The only way to advance pro-libertarian federalism is to ensure that the Left neither controls the central government nor has little influence over its policies. This is especially true of the U.S. Supreme Court. For the surest way to return to a form of federalism that, in the main, advances liberty and prosperity is through Court rulings of the kind so feared by publius and his ilk: "the overruling of the post-New Deal regulatory state."

Something resembling pro-libertarian federalism will come about only if a Republican president, aided by a strongly Republican Senate, is able to stock the courts with judges who are committed to the restraint of government power -- at all levels of government. (Janice Rogers Brown is that kind of judge.)

Certainly not all decisions by all Republican appointees to the bench will satisfy all libertarians, many of whom seem to focus on narrowly tailored "rights," such as abortion and gay marriage. But by siding with the Left on such issues, libertarians effectively abjure more basic rights -- rights that broadly affect the ability of most Americans to pursue happiness -- such as freedom of speech, freedom of association, and freedom of contract.

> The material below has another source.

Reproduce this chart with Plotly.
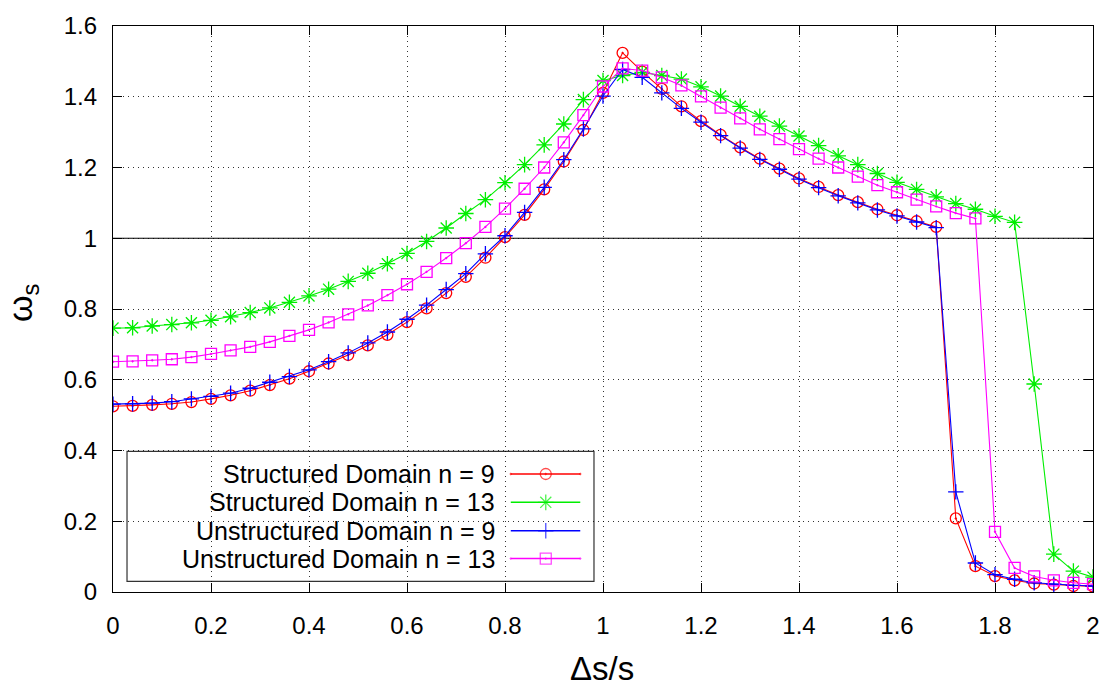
import plotly.graph_objects as go

# ---------------- data ----------------
ds = [0.00, 0.04, 0.08, 0.12, 0.16, 0.20, 0.24, 0.28, 0.32, 0.36,
      0.40, 0.44, 0.48, 0.52, 0.56, 0.60, 0.64, 0.68, 0.72, 0.76,
      0.80, 0.84, 0.88, 0.92, 0.96, 1.00, 1.04, 1.08, 1.12, 1.16,
      1.20, 1.24, 1.28, 1.32, 1.36, 1.40, 1.44, 1.48, 1.52, 1.56,
      1.60, 1.64, 1.68, 1.72, 1.76, 1.80, 1.84, 1.88, 1.92, 1.96, 2.00]

structured_n9 = [0.525, 0.526, 0.529, 0.532, 0.537, 0.546, 0.556, 0.569, 0.585, 0.603,
                 0.624, 0.646, 0.670, 0.697, 0.727, 0.763, 0.802, 0.845, 0.891, 0.945,
                 1.003, 1.066, 1.138, 1.217, 1.306, 1.411, 1.524, 1.471, 1.422, 1.373,
                 1.331, 1.292, 1.257, 1.225, 1.197, 1.169, 1.145, 1.122, 1.102, 1.082,
                 1.065, 1.048, 1.032, 0.208, 0.073, 0.045, 0.033, 0.024, 0.021, 0.017, 0.016]

structured_n13 = [0.746, 0.747, 0.752, 0.756, 0.761, 0.768, 0.778, 0.790, 0.803, 0.819,
                  0.837, 0.856, 0.878, 0.901, 0.928, 0.957, 0.991, 1.029, 1.070, 1.109,
                  1.157, 1.208, 1.264, 1.323, 1.392, 1.446, 1.460, 1.469, 1.460, 1.450,
                  1.428, 1.402, 1.373, 1.345, 1.317, 1.289, 1.262, 1.233, 1.208, 1.183,
                  1.158, 1.138, 1.117, 1.098, 1.082, 1.062, 1.045, 0.588, 0.107, 0.059, 0.042]

unstructured_n9 = [0.531, 0.532, 0.534, 0.538, 0.546, 0.553, 0.562, 0.576, 0.593, 0.609,
                   0.628, 0.651, 0.676, 0.704, 0.735, 0.771, 0.811, 0.855, 0.900, 0.956,
                   1.007, 1.073, 1.144, 1.222, 1.309, 1.402, 1.477, 1.455, 1.411, 1.367,
                   1.328, 1.290, 1.255, 1.223, 1.195, 1.167, 1.143, 1.120, 1.100, 1.080,
                   1.063, 1.046, 1.030, 0.283, 0.082, 0.049, 0.036, 0.026, 0.022, 0.019, 0.017]

unstructured_n13 = [0.651, 0.652, 0.655, 0.658, 0.664, 0.673, 0.683, 0.693, 0.707, 0.724,
                    0.741, 0.762, 0.785, 0.810, 0.839, 0.870, 0.905, 0.944, 0.986, 1.032,
                    1.084, 1.140, 1.200, 1.271, 1.348, 1.429, 1.480, 1.474, 1.455, 1.432,
                    1.401, 1.369, 1.339, 1.308, 1.280, 1.252, 1.225, 1.200, 1.174, 1.150,
                    1.130, 1.109, 1.090, 1.071, 1.056, 0.170, 0.068, 0.044, 0.033, 0.026, 0.022]

series_names = ["Structured Domain n = 9", "Structured Domain n = 13",
                "Unstructured Domain n = 9", "Unstructured Domain n = 13"]
series_values = [structured_n9, structured_n13, unstructured_n9, unstructured_n13]

reference_level = 1.0

# ---------------- styles ----------------
colors = ["#ff0000", "#00ee00", "#0000ff", "#ff00ff"]
symbols = ["circle-open-dot", "asterisk-open", "cross-thin-open", "square-open-dot"]
sizes = [11, 13, 11, 11]
FONT = "Liberation Sans, Arial, Helvetica, sans-serif"

fig = go.Figure()

for name, vals, c, s, sz in zip(series_names, series_values, colors, symbols, sizes):
    fig.add_trace(go.Scatter(
        x=ds, y=vals, mode="lines+markers", name=name, showlegend=False,
        line=dict(color=c, width=1.1),
        marker=dict(symbol=s, size=sz, color=c, line=dict(color=c, width=1.3)),
        cliponaxis=True,
    ))

# reference line at omega = 1
fig.add_shape(type="line", xref="x", yref="y", x0=0, x1=2,
              y0=reference_level, y1=reference_level,
              line=dict(color="black", width=1.2), layer="between")

# ---------------- custom legend (text left, sample right) ----------------
box = dict(x0=0.0143, x1=0.4908, y0=0.0187, y1=0.2483)
fig.add_shape(type="rect", xref="paper", yref="paper", **box,
              fillcolor="white", line=dict(color="#333333", width=1.2), layer="between")
row_y = [0.2085, 0.1584, 0.1081, 0.0590]
text_x = 0.3916
line_x0, line_mid, line_x1 = 0.4059, 0.4416, 0.4768
for name, c, s, sz, yy in zip(series_names, colors, symbols, sizes, row_y):
    fig.add_annotation(x=text_x, y=yy, xref="paper", yref="paper",
                       text=name, showarrow=False, xanchor="right", yanchor="middle",
                       font=dict(family=FONT, size=25, color="black"))
    fig.add_trace(go.Scatter(
        x=[line_x0, line_mid, line_x1], y=[yy, yy, yy], xaxis="x2", yaxis="y2",
        mode="lines+markers", showlegend=False, hoverinfo="skip",
        line=dict(color=c, width=1.5),
        marker=dict(symbol=s, size=[0, sz, 0], color=c, line=dict(color=c, width=1.3)),
        cliponaxis=False,
    ))

# axis titles
fig.add_annotation(x=0.499, y=-0.136, xref="paper", yref="paper", text="Δs/s",
                   showarrow=False, xanchor="center", yanchor="middle",
                   font=dict(family=FONT, size=33, color="black"))
fig.add_annotation(x=-0.0925, y=0.511, xref="paper", yref="paper", text="ω<sub>s</sub>",
                   showarrow=False, xanchor="center", yanchor="middle", textangle=-90,
                   font=dict(family=FONT, size=34, color="black"))

axis_common = dict(
    showline=True, linecolor="black", linewidth=1.2, mirror="ticks",
    ticks="inside", ticklen=9, tickwidth=1, tickcolor="black",
    showgrid=True, gridcolor="rgba(0,0,0,0.8)", griddash="1px,4px", gridwidth=1.2,
    zeroline=False, tickfont=dict(family=FONT, size=24, color="black"),
)

fig.update_layout(
    width=1112, height=687,
    margin=dict(l=113, r=19, t=21, b=95),
    paper_bgcolor="white", plot_bgcolor="white",
    showlegend=False,
    xaxis=dict(range=[0, 2], dtick=0.2, tick0=0, ticklabelstandoff=12, **axis_common),
    yaxis=dict(range=[0, 1.6], dtick=0.2, tick0=0, ticklabelstandoff=10, **axis_common),
    xaxis2=dict(overlaying="x", range=[0, 1], visible=False, fixedrange=True),
    yaxis2=dict(overlaying="y", range=[0, 1], visible=False, fixedrange=True),
)

fig.write_html("out.html")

In the real world there are real choices. The real choice for libertarians is between what seems "best" for a few and what is actually "better" for the many. I choose the latter, without hesitation.

Pro-libertarian federalism is the best practical way to redeem the promise of liberty. The surest route to pro-libertarian federalism, it seems to me, can be found through the Republican Party. The GOP may not be reliably anti-statist, but it is less statist than the Left. And it is more likely to defend our basic rights -- in the courts, in the streets, and in foreign fields.